The remarkable finding about these attitudes is how much they reflect apparent antipathy toward the party controlling the White House, rather than being a purely fundamental or fixed philosophical attitude about government. […] during the Republican administration of George W. Bush, Democrats and Democratic-leaning independents were consistently more likely than Republicans and Republican-leaning independents to say the federal government posed an immediate threat. […] during the Democratic Obama administration, the partisan gap flipped, with Republicans significantly more likely to agree. […] Still, the persistent finding in recent years that half of the population views the government as an immediate threat underscores the degree to which the role and power of government remains a key issue of our time… numerous other measures show that the people give their government some of the lowest approval and trust ratings in the measures’ history.

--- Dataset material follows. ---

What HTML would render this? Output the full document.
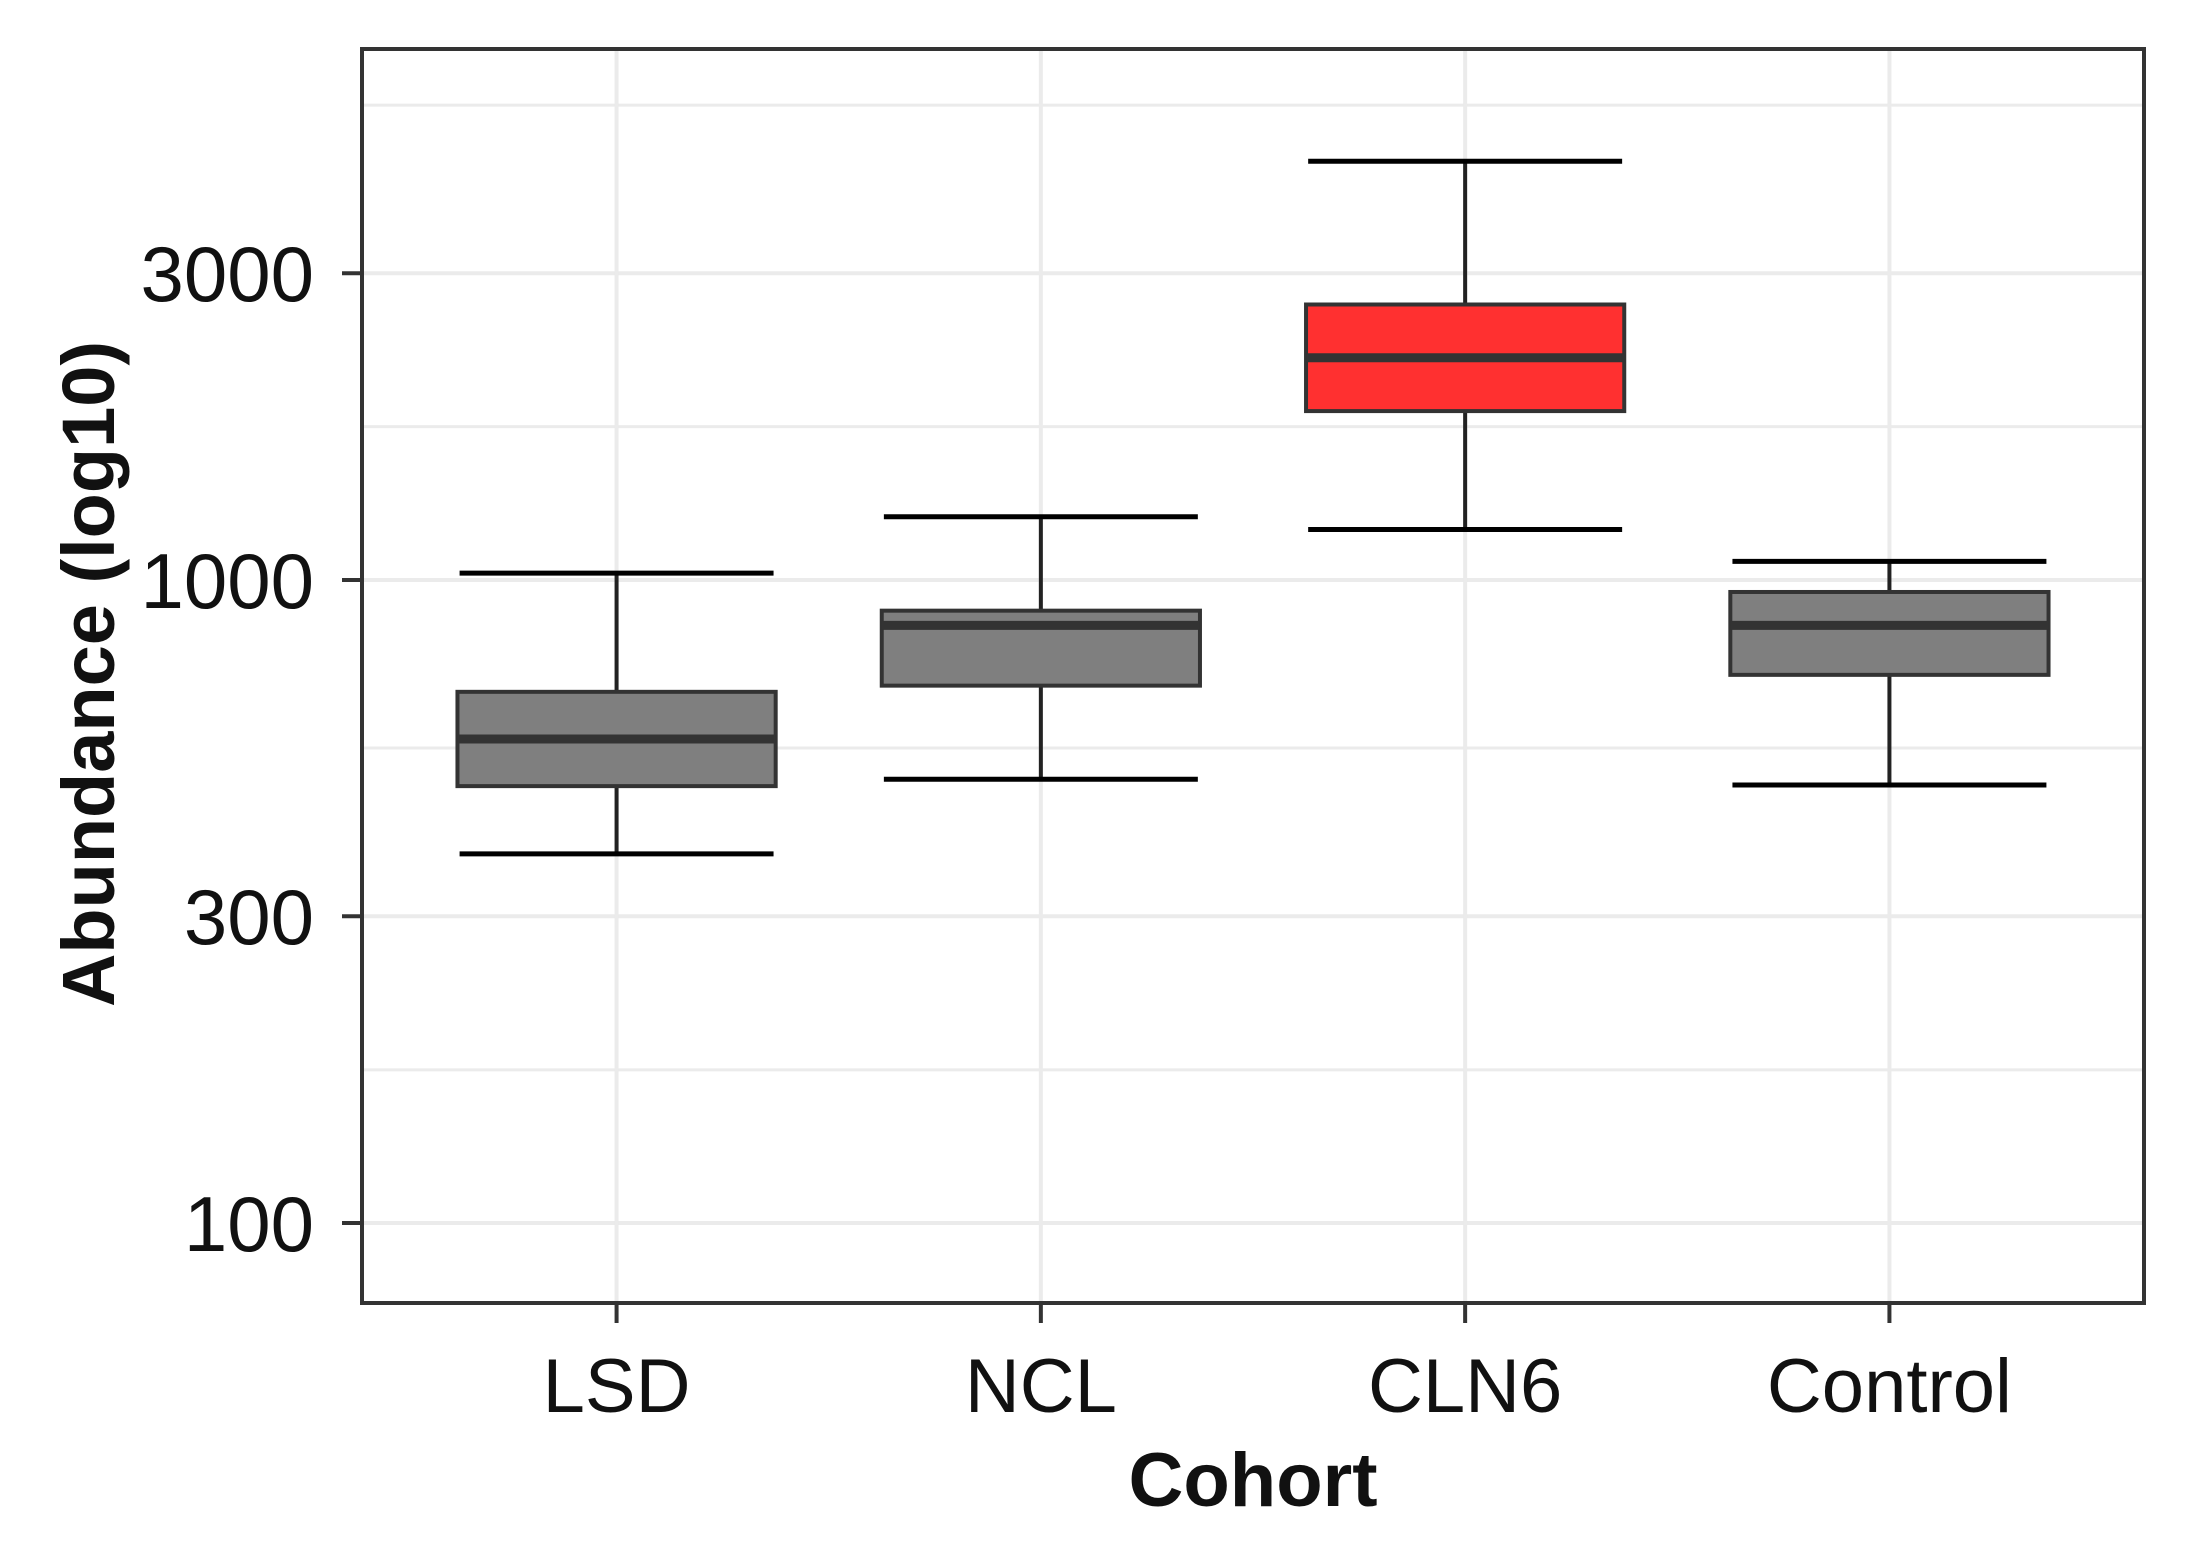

So why does the situation between the people and government continue to deteriorate?
The complaints about government’s abuse of powers reaches across the isle, and straddles both parties in the White House, yet people tend to direct their anger only at the current president – thus falling for the ruse of blaming the puppet, and not the system.
As Americans shift blame about the state of affairs back-and-forth with every election, most miss the point about why these things are happening – someone is writing reports and creating policies that allow these things to happen. All the Congress and President do is approve them, and deflect attention towards who is running the show.
What are Americans upset about, according to polls?:
Overall, Americans who agree that the government is an immediate threat tend to respond with very general complaints echoing the theme that the federal government is too big and too powerful, and that it has too many laws. They also cite nonspecific allegations that the government violates freedoms and civil liberties, and that there is too much government in people’s private lives.
[also…] perceptions that the government is “socialist,” that the government spends too much, that it picks winners and losers such as the wealthy or racial and ethnic minorities, that it is too involved in things it shouldn’t be and that it violates the separation of powers. [as well as…] freedom of speech, freedom of religion, the overuse of police and law enforcement, government surveillance of private citizens including emails and phone records, government involvement in gay marriage issues, overregulation of business, overtaxing, the healthcare law and immigration.
The vast majority of these issues happen under the mis-leadership of both parties, progressing without fail through the years.
It is time that Americans embrace their anger at government, and focus their attention past the politicians to the real problem.